LOS ANGELES (CBSLA) — Roman Polanski’s attempt to be reinstated to the Academy of Motion Picture Arts and Sciences was denied Tuesday by a judge, who found he was not denied due process when he was expelled in 2018 along with Bill Cosby.
Polanski, an Oscar-winning director, fled the United States in 1978 after being charged with the statutory rape of a 13-year-old girl in Los Angeles. He has continued to work and won an Academy Award in 2003 for directing the World War II film “The Pianist.”
Los Angeles Superior Court Judge Mary H. Strobel said Polanski had a chance to submit a lengthy brief from his attorney, his own pre-recorded video statement, or to address the academy board live or by video, but the offer was turned down.
Polanski’s lawyer, Harland Braun, argued Polanski should be reinstated after being wrongfully lumped together with Cosby, who was convicted of drugging and sexually assaulting a former Temple University staffer in his Pennsylvania home in 2004. He has also been accused by about five dozen women of committing similar crimes.

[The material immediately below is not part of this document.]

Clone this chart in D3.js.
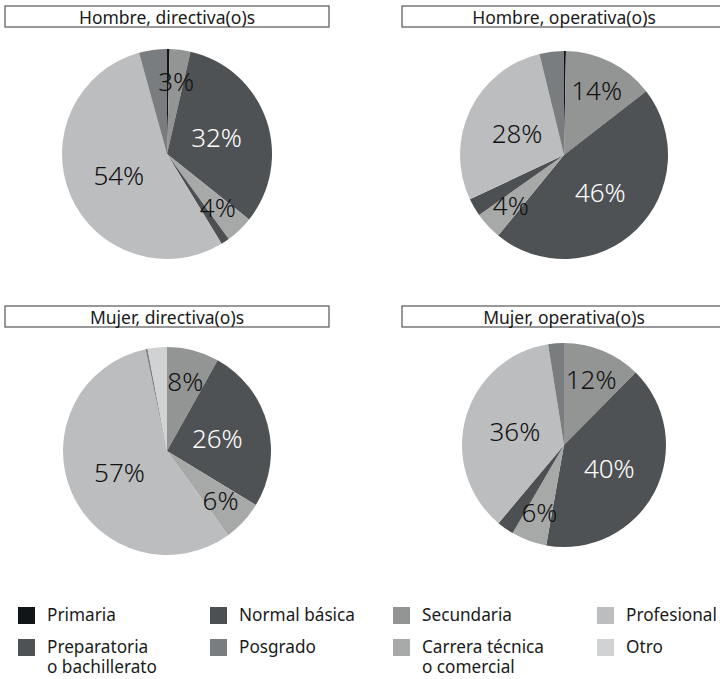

Braun said Polanski’s victim is now a grandmother and has long since forgiven him. Polanski is not expected to appeal the ruling.
Polanski, now 87, was admitted to the Academy in December 1968 with the help of a letter signed by the late Gregory Peck, according to his court filing.
Academy attorney Kristen Bird said the ruling affirmed her belief that Polanski was given a fair chance to present his side of the issues.